• [Goal]
All of the lines below are to be printed again exactly; images are excluded from the output.

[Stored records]
-.-.-
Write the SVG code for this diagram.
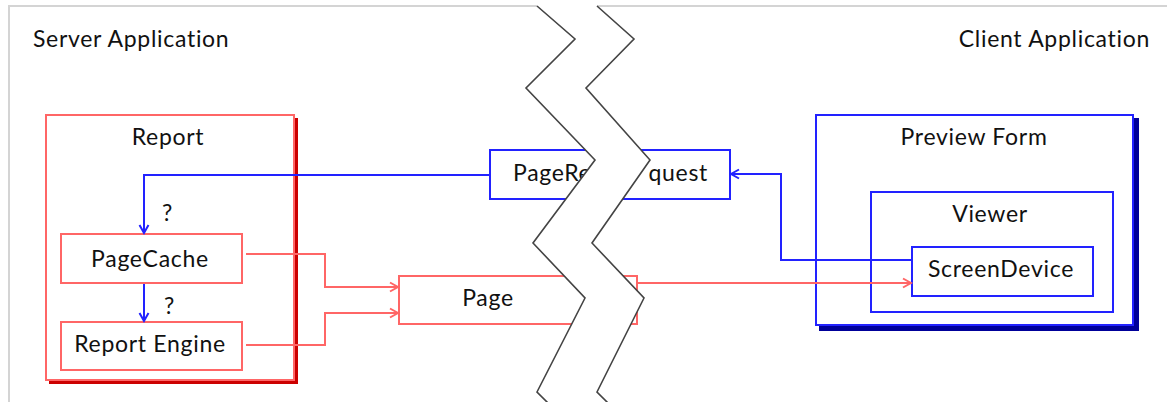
<svg xmlns="http://www.w3.org/2000/svg" width="1167" height="402" viewBox="0 0 1167 402">
  <style>
    text { font-family: Lato, "Open Sans", "DejaVu Sans", sans-serif; font-size: 23px; letter-spacing: 0.7px; fill: #111; }
    .mid { text-anchor: middle; }
    .rbox { fill: #fff; stroke: #ff6666; stroke-width: 2; }
    .bbox { fill: #fff; stroke: #2222ff; stroke-width: 2; }
    .rline { fill: none; stroke: #ff6666; stroke-width: 2; }
    .bline { fill: none; stroke: #2222ff; stroke-width: 2; }
    .frame { fill: none; stroke: #d4d4d4; stroke-width: 2; }
    .zig { fill: none; stroke: #444; stroke-width: 1.6; stroke-linejoin: miter; }
  </style>
  <defs>
    <marker id="arrR" markerUnits="userSpaceOnUse" markerWidth="12" markerHeight="12" refX="10" refY="6" orient="auto">
      <path d="M2,1.5 L10,6 L2,10.5" fill="none" stroke="#ff6666" stroke-width="2"/>
    </marker>
    <marker id="arrB" markerUnits="userSpaceOnUse" markerWidth="12" markerHeight="12" refX="10" refY="6" orient="auto">
      <path d="M2,1.5 L10,6 L2,10.5" fill="none" stroke="#2222ff" stroke-width="2"/>
    </marker>
  </defs>

  <rect width="1167" height="402" fill="#fff"/>

  <g id="frame">
    <path class="frame" d="M9,402 V6 H537 M597,6 H1167"/>
    <text x="33" y="47">Server Application</text>
    <text x="1150" y="47" text-anchor="end">Client Application</text>
  </g>

  <g id="report">
    <path d="M296,118 V382 H49" fill="none" stroke="#cc0000" stroke-width="4"/>
    <rect class="rbox" x="46" y="115" width="248" height="265"/>
    <text class="mid" x="168" y="145">Report</text>
  </g>

  <g id="pagecache">
    <rect class="rbox" x="61" y="234" width="181" height="49"/>
    <text class="mid" x="150" y="267">PageCache</text>
  </g>

  <g id="report-engine">
    <rect class="rbox" x="61" y="322" width="181" height="48"/>
    <text class="mid" x="150" y="352">Report Engine</text>
  </g>

  <g id="page-request">
    <rect class="bbox" x="490" y="150" width="240" height="49"/>
    <text x="513" y="181">PageRe<tspan dx="57">quest</tspan></text>
  </g>

  <g id="page">
    <rect class="rbox" x="399" y="276" width="238" height="48"/>
    <text class="mid" x="488" y="306">Page</text>
  </g>

  <g id="preview-form">
    <path d="M1136,118 V328 H819" fill="none" stroke="#000099" stroke-width="6"/>
    <rect class="bbox" x="816" y="115" width="317" height="210"/>
    <text class="mid" x="974" y="145">Preview Form</text>
  </g>

  <g id="viewer">
    <rect class="bbox" x="871" y="192" width="242" height="120"/>
    <text class="mid" x="990" y="222">Viewer</text>
  </g>

  <g id="screen-device">
    <rect class="bbox" x="912" y="247" width="181" height="49"/>
    <text class="mid" x="1001" y="277">ScreenDevice</text>
  </g>

  <g id="connectors">
    <path class="bline" d="M490,175 H144 V233" marker-end="url(#arrB)"/>
    <path class="bline" d="M144,284 V321" marker-end="url(#arrB)"/>
    <path class="bline" d="M912,260 H781 V174 H731" marker-end="url(#arrB)"/>
    <path class="rline" d="M246,254 H325 V287 H398" marker-end="url(#arrR)"/>
    <path class="rline" d="M246,345 H325 V313 H398" marker-end="url(#arrR)"/>
    <path class="rline" d="M637,283 H911" marker-end="url(#arrR)"/>
    <text x="162" y="221">?</text>
    <text x="164" y="314">?</text>
  </g>

  <g id="break">
    <polygon fill="#fff" points="537,6 575,39 526,88 595,160 533,243 585,298 537,392 550,405 610,405 597,392 644,298 592,243 650,160 586,88 634,39 597,6"/>
    <polyline class="zig" points="537,6 575,39 526,88 595,160 533,243 585,298 537,392 550,405"/>
    <polyline class="zig" points="597,6 634,39 586,88 650,160 592,243 644,298 597,392 610,405"/>
  </g>
</svg>
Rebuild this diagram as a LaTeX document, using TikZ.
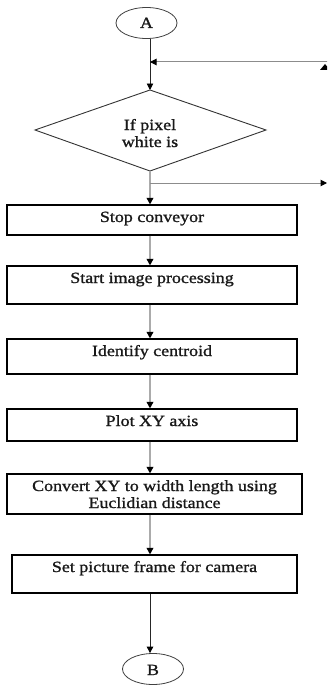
\documentclass[tikz,border=0pt]{standalone}
\usepackage{fontspec}
\setmainfont{Liberation Serif}[FakeStretch=1.15,FakeBold=1.2]
\usetikzlibrary{arrows.meta,shapes.geometric}
\begin{document}
\begin{tikzpicture}[x=1pt,y=-1pt,
  box/.style={draw=black,line width=1.1pt,rectangle,inner sep=0pt},
  oval/.style={draw=black!75,line width=0.8pt,ellipse,inner sep=0pt,minimum width=61pt,minimum height=31pt},
  txt/.style={font=\fontsize{15.6}{17}\selectfont,anchor=base,inner sep=0pt,text=black!90},
  tip/.style={-{Triangle[black,length=6.5pt,width=6.5pt]}},
  gconn/.style={tip,draw=black!33,line width=2pt},
  bconn/.style={tip,draw=black!85,line width=0.9pt}]
\useasboundingbox (0,0) rectangle (327,685);
\clip (0,0) rectangle (327,685);
% terminals
\node[oval] (A) at (146.5,23) {};
\node[txt] at (146.5,28) {A};
\node[oval] (B) at (153,669) {};
\node[txt] at (153,675) {B};
% decision
\coordinate (dT) at (150,90);
\coordinate (dL) at (35,130);
\coordinate (dR) at (266,130);
\coordinate (dB) at (150,171);
\draw[draw=black!80,line width=0.9pt] (dT) -- (dR) -- (dB) -- (dL) -- cycle;
\node[txt] at (150,130) {If pixel};
\node[txt] at (150,147) {white is};
% boxes
\node[box,minimum width=290pt,minimum height=30pt] (s1) at (152,220) {};
\node[txt] at (152,222) {Stop conveyor};
\node[box,minimum width=290pt,minimum height=38pt] (s2) at (152,285) {};
\node[txt] at (152,283) {Start image processing};
\node[box,minimum width=290pt,minimum height=35pt] (s3) at (152,356.5) {};
\node[txt] at (152,356) {Identify centroid};
\node[box,minimum width=290pt,minimum height=32pt] (s4) at (152,425) {};
\node[txt] at (152,426) {Plot XY axis};
\node[box,minimum width=295pt,minimum height=40pt] (s5) at (154.5,494) {};
\node[txt] at (154.5,491) {Convert XY to width length using};
\node[txt] at (154.5,508) {Euclidian distance};
\node[box,minimum width=285pt,minimum height=38pt] (s6) at (154.5,574) {};
\node[txt] at (154.5,572) {Set picture frame for camera};
% side links
\coordinate (jin) at (150,62);
\coordinate (rin) at (330,62);
\coordinate (jout) at (150,183);
\coordinate (rout) at (327,183);
% connectors
\draw[bconn] (A.south -| dT) -- (dT);
\draw[tip,draw=black!45,line width=1pt] (rin) -- (jin);
\draw[gconn] (dB) -- (dB |- s1.north);
\draw[tip,draw=black!45,line width=1pt] (jout) -- (rout);
\draw[gconn] (s1.south -| dT) -- (s2.north -| dT);
\draw[gconn] (s2.south -| dT) -- (s3.north -| dT);
\draw[gconn] (s3.south -| dT) -- (s4.north -| dT);
\draw[gconn] (s4.south -| dT) -- (s5.north -| dT);
\draw[gconn] (s5.south -| dT) -- (s6.north -| dT);
\draw[bconn] (s6.south -| dT) -- (B.north -| dT);
% cut-off arrowhead at right edge
\fill[black] (320,70) -- (325,64) -- (330,70) -- cycle;
\end{tikzpicture}
\end{document}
-.-.-
• [Solution to this task]
Write the SVG code for this diagram.
<svg xmlns="http://www.w3.org/2000/svg" width="1167" height="402" viewBox="0 0 1167 402">
  <style>
    text { font-family: Lato, "Open Sans", "DejaVu Sans", sans-serif; font-size: 23px; letter-spacing: 0.7px; fill: #111; }
    .mid { text-anchor: middle; }
    .rbox { fill: #fff; stroke: #ff6666; stroke-width: 2; }
    .bbox { fill: #fff; stroke: #2222ff; stroke-width: 2; }
    .rline { fill: none; stroke: #ff6666; stroke-width: 2; }
    .bline { fill: none; stroke: #2222ff; stroke-width: 2; }
    .frame { fill: none; stroke: #d4d4d4; stroke-width: 2; }
    .zig { fill: none; stroke: #444; stroke-width: 1.6; stroke-linejoin: miter; }
  </style>
  <defs>
    <marker id="arrR" markerUnits="userSpaceOnUse" markerWidth="12" markerHeight="12" refX="10" refY="6" orient="auto">
      <path d="M2,1.5 L10,6 L2,10.5" fill="none" stroke="#ff6666" stroke-width="2"/>
    </marker>
    <marker id="arrB" markerUnits="userSpaceOnUse" markerWidth="12" markerHeight="12" refX="10" refY="6" orient="auto">
      <path d="M2,1.5 L10,6 L2,10.5" fill="none" stroke="#2222ff" stroke-width="2"/>
    </marker>
  </defs>

  <rect width="1167" height="402" fill="#fff"/>

  <g id="frame">
    <path class="frame" d="M9,402 V6 H537 M597,6 H1167"/>
    <text x="33" y="47">Server Application</text>
    <text x="1150" y="47" text-anchor="end">Client Application</text>
  </g>

  <g id="report">
    <path d="M296,118 V382 H49" fill="none" stroke="#cc0000" stroke-width="4"/>
    <rect class="rbox" x="46" y="115" width="248" height="265"/>
    <text class="mid" x="168" y="145">Report</text>
  </g>

  <g id="pagecache">
    <rect class="rbox" x="61" y="234" width="181" height="49"/>
    <text class="mid" x="150" y="267">PageCache</text>
  </g>

  <g id="report-engine">
    <rect class="rbox" x="61" y="322" width="181" height="48"/>
    <text class="mid" x="150" y="352">Report Engine</text>
  </g>

  <g id="page-request">
    <rect class="bbox" x="490" y="150" width="240" height="49"/>
    <text x="513" y="181">PageRe<tspan dx="57">quest</tspan></text>
  </g>

  <g id="page">
    <rect class="rbox" x="399" y="276" width="238" height="48"/>
    <text class="mid" x="488" y="306">Page</text>
  </g>

  <g id="preview-form">
    <path d="M1136,118 V328 H819" fill="none" stroke="#000099" stroke-width="6"/>
    <rect class="bbox" x="816" y="115" width="317" height="210"/>
    <text class="mid" x="974" y="145">Preview Form</text>
  </g>

  <g id="viewer">
    <rect class="bbox" x="871" y="192" width="242" height="120"/>
    <text class="mid" x="990" y="222">Viewer</text>
  </g>

  <g id="screen-device">
    <rect class="bbox" x="912" y="247" width="181" height="49"/>
    <text class="mid" x="1001" y="277">ScreenDevice</text>
  </g>

  <g id="connectors">
    <path class="bline" d="M490,175 H144 V233" marker-end="url(#arrB)"/>
    <path class="bline" d="M144,284 V321" marker-end="url(#arrB)"/>
    <path class="bline" d="M912,260 H781 V174 H731" marker-end="url(#arrB)"/>
    <path class="rline" d="M246,254 H325 V287 H398" marker-end="url(#arrR)"/>
    <path class="rline" d="M246,345 H325 V313 H398" marker-end="url(#arrR)"/>
    <path class="rline" d="M637,283 H911" marker-end="url(#arrR)"/>
    <text x="162" y="221">?</text>
    <text x="164" y="314">?</text>
  </g>

  <g id="break">
    <polygon fill="#fff" points="537,6 575,39 526,88 595,160 533,243 585,298 537,392 550,405 610,405 597,392 644,298 592,243 650,160 586,88 634,39 597,6"/>
    <polyline class="zig" points="537,6 575,39 526,88 595,160 533,243 585,298 537,392 550,405"/>
    <polyline class="zig" points="597,6 634,39 586,88 650,160 592,243 644,298 597,392 610,405"/>
  </g>
</svg>
Rebuild this diagram as a LaTeX document, using TikZ.
\documentclass[tikz,border=0pt]{standalone}
\usepackage{fontspec}
\setmainfont{Liberation Serif}[FakeStretch=1.15,FakeBold=1.2]
\usetikzlibrary{arrows.meta,shapes.geometric}
\begin{document}
\begin{tikzpicture}[x=1pt,y=-1pt,
  box/.style={draw=black,line width=1.1pt,rectangle,inner sep=0pt},
  oval/.style={draw=black!75,line width=0.8pt,ellipse,inner sep=0pt,minimum width=61pt,minimum height=31pt},
  txt/.style={font=\fontsize{15.6}{17}\selectfont,anchor=base,inner sep=0pt,text=black!90},
  tip/.style={-{Triangle[black,length=6.5pt,width=6.5pt]}},
  gconn/.style={tip,draw=black!33,line width=2pt},
  bconn/.style={tip,draw=black!85,line width=0.9pt}]
\useasboundingbox (0,0) rectangle (327,685);
\clip (0,0) rectangle (327,685);
% terminals
\node[oval] (A) at (146.5,23) {};
\node[txt] at (146.5,28) {A};
\node[oval] (B) at (153,669) {};
\node[txt] at (153,675) {B};
% decision
\coordinate (dT) at (150,90);
\coordinate (dL) at (35,130);
\coordinate (dR) at (266,130);
\coordinate (dB) at (150,171);
\draw[draw=black!80,line width=0.9pt] (dT) -- (dR) -- (dB) -- (dL) -- cycle;
\node[txt] at (150,130) {If pixel};
\node[txt] at (150,147) {white is};
% boxes
\node[box,minimum width=290pt,minimum height=30pt] (s1) at (152,220) {};
\node[txt] at (152,222) {Stop conveyor};
\node[box,minimum width=290pt,minimum height=38pt] (s2) at (152,285) {};
\node[txt] at (152,283) {Start image processing};
\node[box,minimum width=290pt,minimum height=35pt] (s3) at (152,356.5) {};
\node[txt] at (152,356) {Identify centroid};
\node[box,minimum width=290pt,minimum height=32pt] (s4) at (152,425) {};
\node[txt] at (152,426) {Plot XY axis};
\node[box,minimum width=295pt,minimum height=40pt] (s5) at (154.5,494) {};
\node[txt] at (154.5,491) {Convert XY to width length using};
\node[txt] at (154.5,508) {Euclidian distance};
\node[box,minimum width=285pt,minimum height=38pt] (s6) at (154.5,574) {};
\node[txt] at (154.5,572) {Set picture frame for camera};
% side links
\coordinate (jin) at (150,62);
\coordinate (rin) at (330,62);
\coordinate (jout) at (150,183);
\coordinate (rout) at (327,183);
% connectors
\draw[bconn] (A.south -| dT) -- (dT);
\draw[tip,draw=black!45,line width=1pt] (rin) -- (jin);
\draw[gconn] (dB) -- (dB |- s1.north);
\draw[tip,draw=black!45,line width=1pt] (jout) -- (rout);
\draw[gconn] (s1.south -| dT) -- (s2.north -| dT);
\draw[gconn] (s2.south -| dT) -- (s3.north -| dT);
\draw[gconn] (s3.south -| dT) -- (s4.north -| dT);
\draw[gconn] (s4.south -| dT) -- (s5.north -| dT);
\draw[gconn] (s5.south -| dT) -- (s6.north -| dT);
\draw[bconn] (s6.south -| dT) -- (B.north -| dT);
% cut-off arrowhead at right edge
\fill[black] (320,70) -- (325,64) -- (330,70) -- cycle;
\end{tikzpicture}
\end{document}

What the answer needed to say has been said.